THE EXERCISE
Reproduce every line of the listing as written, apart from the pictures.

● ● ● ●

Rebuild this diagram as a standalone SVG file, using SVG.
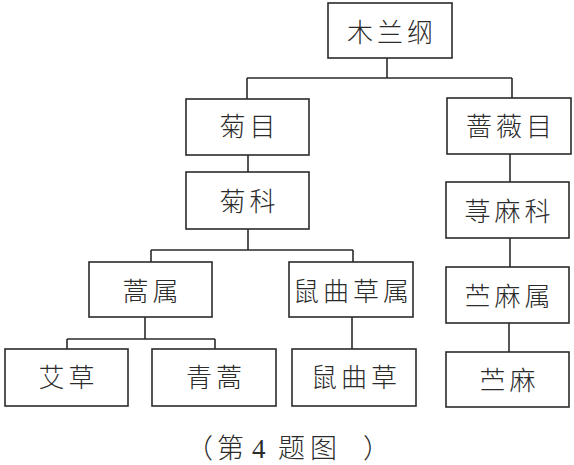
<svg xmlns="http://www.w3.org/2000/svg" width="574" height="465" viewBox="0 0 574 465">
<style>
.box{fill:#fff;stroke:#2b2b2b;stroke-width:1.6}
.lbl{font-family:"Noto Sans CJK SC","Noto Sans CJK JP",sans-serif;font-size:26px;font-weight:300;letter-spacing:4px;fill:#2b2b2b;text-anchor:middle}
.con{fill:none;stroke:#2b2b2b;stroke-width:1.6}
.cap{font-family:"Liberation Serif","Noto Sans CJK SC",serif;font-size:27px;font-weight:300;fill:#2b2b2b}
</style>
<rect width="574" height="465" fill="#fff"/>
<g id="connectors" class="con">
<path d="M387 58V78M247 78H512M247 78V99M512 78V98"/>
<path d="M248 155V172"/>
<path d="M510 154V182"/>
<path d="M248 229V250M151 250H353M151 250V262M353 250V262"/>
<path d="M510 238V267"/>
<path d="M145 317V339M67 339H215M67 339V349M215 339V349"/>
<path d="M352 317V349"/>
<path d="M509 323V352"/>
</g>
<g id="n-mulan"><rect class="box" x="328" y="3" width="124" height="55"/><text class="lbl" x="392" y="41.5">木兰纲</text></g>
<g id="n-jumu"><rect class="box" x="186" y="99" width="123" height="56"/><text class="lbl" x="249.5" y="135.5">菊目</text></g>
<g id="n-qiangweimu"><rect class="box" x="447" y="98" width="124" height="56"/><text class="lbl" x="511" y="135.5">蔷薇目</text></g>
<g id="n-juke"><rect class="box" x="186" y="172" width="123" height="57"/><text class="lbl" x="249.5" y="210.5">菊科</text></g>
<g id="n-qianmake"><rect class="box" x="446" y="182" width="123" height="56"/><text class="lbl" x="509.5" y="220.5">荨麻科</text></g>
<g id="n-haoshu"><rect class="box" x="89" y="262" width="123" height="55"/><text class="lbl" x="152.5" y="300.5">蒿属</text></g>
<g id="n-shuqucaoshu"><rect class="box" x="289" y="262" width="124" height="55"/><text class="lbl" x="353" y="300.5">鼠曲草属</text></g>
<g id="n-zhumashu"><rect class="box" x="446" y="267" width="123" height="56"/><text class="lbl" x="509.5" y="305.5">苎麻属</text></g>
<g id="n-aicao"><rect class="box" x="5" y="349" width="123" height="57"/><text class="lbl" x="68.5" y="386.5">艾草</text></g>
<g id="n-qinghao"><rect class="box" x="152" y="349" width="124" height="57"/><text class="lbl" x="216" y="386.5">青蒿</text></g>
<g id="n-shuqucao"><rect class="box" x="292" y="349" width="124" height="57"/><text class="lbl" x="356" y="386.5">鼠曲草</text></g>
<g id="n-zhuma"><rect class="box" x="446" y="352" width="123" height="55"/><text class="lbl" x="509.5" y="389.5">苎麻</text></g>
<text class="cap" x="186 217 244 252 268 278 310 363" y="458">（第 4 题图）</text>
</svg>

● ● ● ●

SOLUTION
Rebuild this diagram as a standalone SVG file, using SVG.
<svg xmlns="http://www.w3.org/2000/svg" width="574" height="465" viewBox="0 0 574 465">
<style>
.box{fill:#fff;stroke:#2b2b2b;stroke-width:1.6}
.lbl{font-family:"Noto Sans CJK SC","Noto Sans CJK JP",sans-serif;font-size:26px;font-weight:300;letter-spacing:4px;fill:#2b2b2b;text-anchor:middle}
.con{fill:none;stroke:#2b2b2b;stroke-width:1.6}
.cap{font-family:"Liberation Serif","Noto Sans CJK SC",serif;font-size:27px;font-weight:300;fill:#2b2b2b}
</style>
<rect width="574" height="465" fill="#fff"/>
<g id="connectors" class="con">
<path d="M387 58V78M247 78H512M247 78V99M512 78V98"/>
<path d="M248 155V172"/>
<path d="M510 154V182"/>
<path d="M248 229V250M151 250H353M151 250V262M353 250V262"/>
<path d="M510 238V267"/>
<path d="M145 317V339M67 339H215M67 339V349M215 339V349"/>
<path d="M352 317V349"/>
<path d="M509 323V352"/>
</g>
<g id="n-mulan"><rect class="box" x="328" y="3" width="124" height="55"/><text class="lbl" x="392" y="41.5">木兰纲</text></g>
<g id="n-jumu"><rect class="box" x="186" y="99" width="123" height="56"/><text class="lbl" x="249.5" y="135.5">菊目</text></g>
<g id="n-qiangweimu"><rect class="box" x="447" y="98" width="124" height="56"/><text class="lbl" x="511" y="135.5">蔷薇目</text></g>
<g id="n-juke"><rect class="box" x="186" y="172" width="123" height="57"/><text class="lbl" x="249.5" y="210.5">菊科</text></g>
<g id="n-qianmake"><rect class="box" x="446" y="182" width="123" height="56"/><text class="lbl" x="509.5" y="220.5">荨麻科</text></g>
<g id="n-haoshu"><rect class="box" x="89" y="262" width="123" height="55"/><text class="lbl" x="152.5" y="300.5">蒿属</text></g>
<g id="n-shuqucaoshu"><rect class="box" x="289" y="262" width="124" height="55"/><text class="lbl" x="353" y="300.5">鼠曲草属</text></g>
<g id="n-zhumashu"><rect class="box" x="446" y="267" width="123" height="56"/><text class="lbl" x="509.5" y="305.5">苎麻属</text></g>
<g id="n-aicao"><rect class="box" x="5" y="349" width="123" height="57"/><text class="lbl" x="68.5" y="386.5">艾草</text></g>
<g id="n-qinghao"><rect class="box" x="152" y="349" width="124" height="57"/><text class="lbl" x="216" y="386.5">青蒿</text></g>
<g id="n-shuqucao"><rect class="box" x="292" y="349" width="124" height="57"/><text class="lbl" x="356" y="386.5">鼠曲草</text></g>
<g id="n-zhuma"><rect class="box" x="446" y="352" width="123" height="55"/><text class="lbl" x="509.5" y="389.5">苎麻</text></g>
<text class="cap" x="186 217 244 252 268 278 310 363" y="458">（第 4 题图）</text>
</svg>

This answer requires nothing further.